++++ MATERIAL TO PROCESS ++++
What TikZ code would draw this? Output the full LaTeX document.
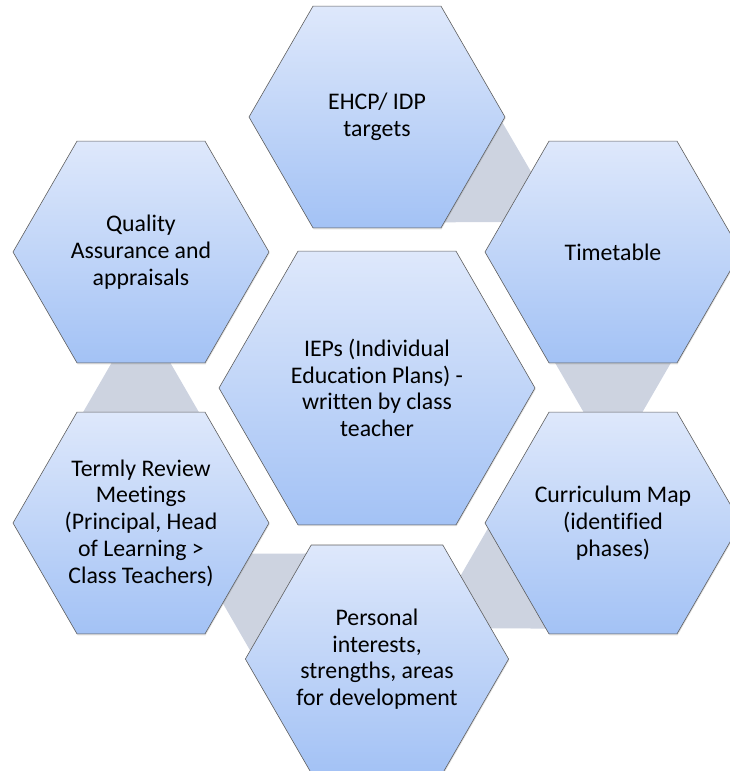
\documentclass[tikz,border=0pt]{standalone}
\usepackage{fontspec}
\setmainfont{Carlito}[Ligatures=NoCommon]
\usetikzlibrary{shapes.geometric,calc,shadows,backgrounds}
\definecolor{hextop}{RGB}{222,232,251}
\definecolor{hexbot}{RGB}{163,194,245}
\definecolor{linkgray}{RGB}{205,211,224}
\definecolor{hexline}{RGB}{95,95,95}
\begin{document}
\begin{tikzpicture}[x=1pt,y=-1pt,
  hexbox/.style={regular polygon, regular polygon sides=6, minimum size=256pt,
    inner sep=0pt, outer sep=0pt, draw=hexline, line width=0.6pt,
    top color=hextop, bottom color=hexbot, align=center,
    font=\fontsize{23.8}{26.7}\selectfont,
    drop shadow={opacity=0.25, shadow xshift=0.6pt, shadow yshift=-1.4pt}},
  bighex/.style={hexbox, minimum size=316pt},
  linkshape/.style={fill=linkgray, draw=none}]
\useasboundingbox (0,0) rectangle (730,771);
\node[hexbox] (ehcp) at (377,117) {EHCP/ IDP\\targets};
\node[hexbox] (time) at (613,252) {Timetable};
\node[hexbox] (curr) at (613,523) {Curriculum Map\\(identified\\phases)};
\node[hexbox] (pers) at (377,659) {Personal\\interests,\\strengths, areas\\for development};
\node[hexbox] (term) at (141,523) {Termly Review\\Meetings\\(Principal, Head\\of Learning >\\Class Teachers)};
\node[hexbox] (qual) at (141,252) {Quality\\Assurance and\\appraisals};
\node[bighex] (iep) at (377,388) {IEPs (Individual\\Education Plans) -\\written by class\\teacher};
\begin{scope}[on background layer]
  \foreach \a/\b in {ehcp/time, time/curr, curr/pers, pers/term, term/qual}{
    \fill[linkshape] ($(\a.center)!122pt!90:(\b.center)$) -- ($(\a.center)!211pt!(\b.center)$)
      -- ($(\a.center)!122pt!-90:(\b.center)$) -- cycle;
  }
\end{scope}
\end{tikzpicture}
\end{document}
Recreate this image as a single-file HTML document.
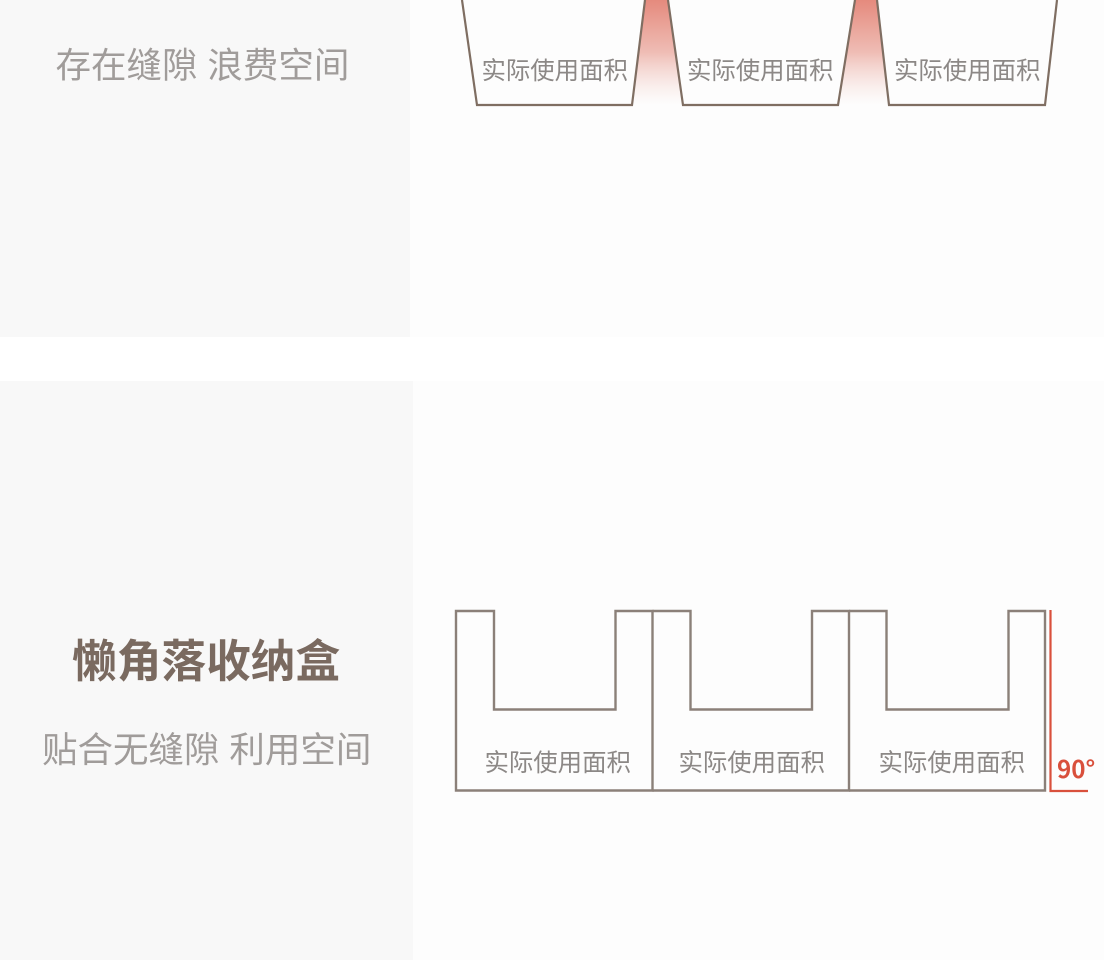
<!DOCTYPE html>
<html lang="zh">
<head>
<meta charset="utf-8">
<style>
html,body{margin:0;padding:0;background:#fff;width:1104px;height:960px;overflow:hidden}
svg{display:block}
text{font-family:"Liberation Sans","Noto Sans CJK SC",sans-serif}
.a{font-size:24.4px;fill:#8c8886}
.s{font-size:35.5px;fill:#a09c9a}
</style>
</head>
<body>
<svg width="1104" height="960" viewBox="0 0 1104 960" xmlns="http://www.w3.org/2000/svg">
<defs>
<linearGradient id="g" x1="0" y1="0" x2="0" y2="1">
<stop offset="0" stop-color="#e58a7d"/>
<stop offset="0.5" stop-color="#efbdb5"/>
<stop offset="1" stop-color="#f5dcd8" stop-opacity="0"/>
</linearGradient>
</defs>
<rect width="1104" height="960" fill="#fff"/>
<rect x="0" y="0" width="410" height="337" fill="#f8f8f8"/>
<rect x="410" y="0" width="694" height="337" fill="#fdfdfd"/>
<rect x="0" y="381" width="413" height="579" fill="#f8f8f8"/>
<rect x="413" y="381" width="691" height="579" fill="#fdfdfd"/>

<text class="s" x="55.500" y="77.500">存在缝隙 浪费空间</text>

<polygon points="645,0 668,0 683,105 632,105" fill="url(#g)"/>
<polygon points="855,0 877,0 889,105 838,105" fill="url(#g)"/>
<g fill="none" stroke="#7f6e62" stroke-width="2.200">
<polyline points="462,0 477,105 632,105 645,0"/>
<polyline points="668,0 683,105 838,105 855,0"/>
<polyline points="877,0 889,105 1045,105 1057,0"/>
</g>
<text class="a" x="481.500" y="79">实际使用面积</text>
<text class="a" x="687" y="79">实际使用面积</text>
<text class="a" x="894" y="79">实际使用面积</text>

<text x="72" y="677" font-size="44.700" font-weight="700" fill="#7a6a60">懒角落收纳盒</text>
<text class="s" x="42" y="762">贴合无缝隙 利用空间</text>

<g fill="none" stroke="#8b8079" stroke-width="2.400">
<polygon points="456,611 494,611 494,709.500 615.500,709.500 615.500,611 652.500,611 652.500,790.500 456,790.500"/>
<polyline points="652.500,611 690.500,611 690.500,709.500 812,709.500 812,611 849,611 849,790.500 652.500,790.500"/>
<polyline points="849,611 886.500,611 886.500,709.500 1008.500,709.500 1008.500,611 1045,611 1045,790.500 849,790.500"/>
</g>
<text class="a" x="484.500" y="771">实际使用面积</text>
<text class="a" x="678.500" y="771">实际使用面积</text>
<text class="a" x="878.500" y="771">实际使用面积</text>

<polyline points="1050.500,610 1050.500,791 1088,791" fill="none" stroke="#d9503c" stroke-width="2.200"/>
<text x="1057" y="778" font-size="24.200" font-weight="700" fill="#d9503c" style="font-family:'Noto Sans CJK SC','Liberation Sans',sans-serif">90°</text>
</svg>
</body>
</html>
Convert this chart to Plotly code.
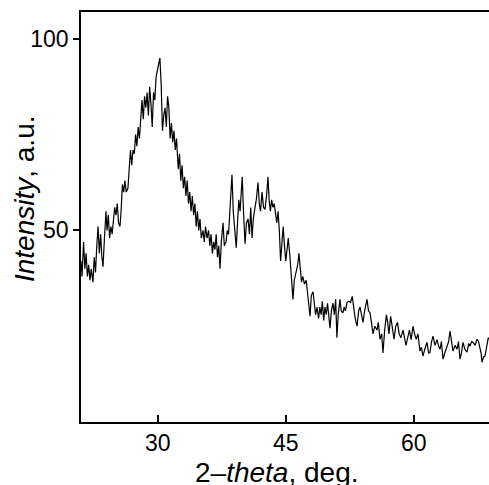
import plotly.graph_objects as go

two_theta = [
    21.00, 21.12, 21.30, 21.45, 21.60, 21.75, 21.90, 22.05, 22.20, 22.40, 22.55, 22.70, 22.85, 23.00, 23.15,
    23.30, 23.45, 23.58, 23.75, 23.93, 24.05, 24.20, 24.35, 24.50, 24.65, 24.80, 24.95, 25.10, 25.25, 25.40,
    25.57, 25.70, 25.85, 26.00, 26.15, 26.30, 26.50, 26.65, 26.80, 26.95, 27.10, 27.25, 27.40, 27.55, 27.70,
    27.85, 28.00, 28.15, 28.30, 28.45, 28.60, 28.75, 28.90, 29.05, 29.20, 29.35, 29.50, 29.65, 29.80, 29.95,
    30.10, 30.25, 30.40, 30.55, 30.70, 30.85, 31.00, 31.15, 31.30, 31.45, 31.60, 31.75, 31.90, 32.05, 32.20,
    32.40, 32.55, 32.70, 32.85, 33.00, 33.15, 33.30, 33.45, 33.60, 33.75, 33.90, 34.05, 34.20, 34.35, 34.50,
    34.65, 34.80, 34.95, 35.10, 35.30, 35.45, 35.60, 35.77, 35.95, 36.10, 36.25, 36.40, 36.55, 36.70, 36.85,
    37.00, 37.15, 37.30, 37.45, 37.65, 37.80, 38.00, 38.15, 38.30, 38.45, 38.60, 38.70, 38.85, 39.05, 39.20,
    39.35, 39.50, 39.65, 39.80, 39.90, 40.05, 40.23, 40.40, 40.58, 40.75, 40.90, 41.05, 41.20, 41.40, 41.55,
    41.75, 41.90, 42.05, 42.22, 42.40, 42.57, 42.75, 42.92, 43.05, 43.20, 43.35, 43.50, 43.65, 43.80, 43.95,
    44.10, 44.25, 44.40, 44.55, 44.70, 44.85, 45.00, 45.15, 45.30, 45.50, 45.65, 45.85, 46.00, 46.20, 46.40,
    46.55, 46.70, 46.85, 47.00, 47.20, 47.40, 47.55, 47.70, 47.85, 48.00, 48.20, 48.35, 48.50, 48.67, 48.85,
    49.00, 49.15, 49.30, 49.45, 49.60, 49.75, 49.90, 50.05, 50.19, 50.35, 50.54, 50.70, 50.85, 51.00, 51.15,
    51.36, 51.50, 51.70, 51.85, 52.00, 52.18, 52.40, 52.60, 52.80, 52.95, 53.15, 53.36, 53.55, 53.71, 53.90,
    54.06, 54.25, 54.40, 54.53, 54.70, 54.88, 55.05, 55.23, 55.45, 55.70, 55.85, 56.05, 56.25, 56.40, 56.60,
    56.80, 56.95, 57.10, 57.30, 57.50, 57.70, 57.90, 58.10, 58.30, 58.50, 58.75, 58.95, 59.10, 59.30, 59.50,
    59.70, 59.92, 60.10, 60.30, 60.50, 60.74, 60.90, 61.09, 61.30, 61.56, 61.75, 61.91, 62.10, 62.27, 62.50,
    62.74, 62.90, 63.09, 63.25, 63.44, 63.65, 63.91, 64.10, 64.26, 64.45, 64.61, 64.85, 65.08, 65.25, 65.43,
    65.60, 65.78, 66.00, 66.25, 66.45, 66.60, 66.80, 66.96, 67.20, 67.42, 67.60, 67.78, 67.90, 68.01, 68.20,
    68.36, 68.50, 68.60, 68.75, 68.85,
]

intensity = [
    42, 38, 47, 40, 44, 38, 41, 37, 40, 36.5, 43, 39, 46, 51, 44,
    49, 43, 40.5, 48, 55, 50, 54, 48, 51, 49, 53, 56, 54, 57, 52,
    51, 55, 62, 60, 63, 60, 61, 66, 71, 67, 71, 70, 75, 72, 77,
    74, 80, 84, 79, 85, 82, 86, 80, 87.5, 83, 77, 86, 84, 90, 92,
    93, 95, 88, 76, 80, 82, 77, 85, 82, 74, 78, 73, 76, 71, 74,
    66, 70, 63, 67, 61, 64, 59, 63, 57, 60, 55, 59, 54, 57, 51,
    55, 50, 53, 48, 50, 47, 51, 48, 50, 46, 49, 44, 47, 45, 49,
    43, 46, 40, 47, 52, 46, 47, 50, 49, 55, 60, 64.5, 55, 49, 45.5,
    52, 58, 55, 60, 64, 55, 46.5, 52, 53, 49, 56, 48, 53, 56, 58,
    62.5, 57, 55, 60, 56, 55.5, 59, 64, 58, 55, 58, 56, 57, 55, 52,
    55, 50, 42, 48, 51, 46, 42, 45, 48, 43, 38, 32, 37, 39, 41,
    44, 40, 36.5, 38, 36, 37, 34, 31, 27.6, 33, 34, 31, 28, 30, 27,
    30, 28, 31.5, 26.5, 30, 28, 31, 27, 24.5, 29, 31, 28, 32, 22, 28,
    32, 29, 28.5, 30, 29, 31.2, 31.5, 31.2, 32.8, 30, 27, 25, 29, 30, 28,
    26, 29, 31, 32, 29, 28.5, 26, 23, 25, 24, 26, 21.6, 23, 18, 24,
    28, 26, 23, 27.6, 24, 21.6, 25, 26, 23, 22, 24, 22, 20, 22, 24,
    21.5, 25, 23, 21.6, 23, 18.5, 19.5, 17.2, 19, 20.8, 18, 18.2, 21, 22.4, 20,
    21.5, 20, 19, 21, 16.4, 18, 19.5, 21, 23.7, 20, 18.5, 20, 19, 21, 16.4,
    18, 20.8, 19, 18.2, 20.5, 19.8, 21, 20.8, 20, 21.6, 21, 19.5, 18, 15.6, 17,
    17.2, 19, 20.8, 22, 21.6,
]

x_ticks = [30, 45, 60]
y_ticks = [50, 100]
x_title = "2–<i>theta</i>, deg."
y_title = "<i>Intensity</i>, a.u."

fig = go.Figure(
    go.Scatter(
        x=two_theta,
        y=intensity,
        mode="lines",
        line=dict(color="black", width=1.2),
        hoverinfo="skip",
    )
)

font_family = "Liberation Sans, Arial, sans-serif"

fig.update_layout(
    width=489,
    height=485,
    margin=dict(l=81, r=0, t=12, b=63),
    paper_bgcolor="white",
    plot_bgcolor="white",
    showlegend=False,
    font=dict(family=font_family, color="black", size=23),
)

fig.update_xaxes(
    range=[21, 68.83],
    tickvals=x_ticks,
    ticks="inside",
    ticklen=7,
    tickwidth=1.5,
    tickcolor="black",
    showline=True,
    linecolor="black",
    linewidth=1.5,
    mirror=True,
    showgrid=False,
    zeroline=False,
    automargin=False,
    tickfont=dict(size=23),
)

fig.update_yaxes(
    range=[0, 107],
    tickvals=y_ticks,
    ticks="outside",
    ticklen=6,
    tickwidth=1.5,
    tickcolor="black",
    showline=True,
    linecolor="black",
    linewidth=1.5,
    showgrid=False,
    zeroline=False,
    automargin=False,
    tickfont=dict(size=23),
)

fig.add_annotation(
    text=x_title, xref="paper", yref="paper",
    x=0.480, y=-0.080, xanchor="center", yanchor="top",
    showarrow=False, font=dict(size=28),
)
fig.add_annotation(
    text=y_title, xref="paper", yref="paper", textangle=-90,
    x=-0.137, y=0.544, xanchor="center", yanchor="middle",
    showarrow=False, font=dict(size=28),
)

fig.write_html(
    "out.html",
    config={"displayModeBar": False},
    post_script="document.body.style.margin='0';document.body.style.overflow='hidden';",
)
++++
■ STATED PROBLEM: Copy every line of the entries above in which "code" occurs.

■ CORRECT RESULT:
What TikZ code would draw this? Output the full LaTeX document.
Convert this chart to Plotly code.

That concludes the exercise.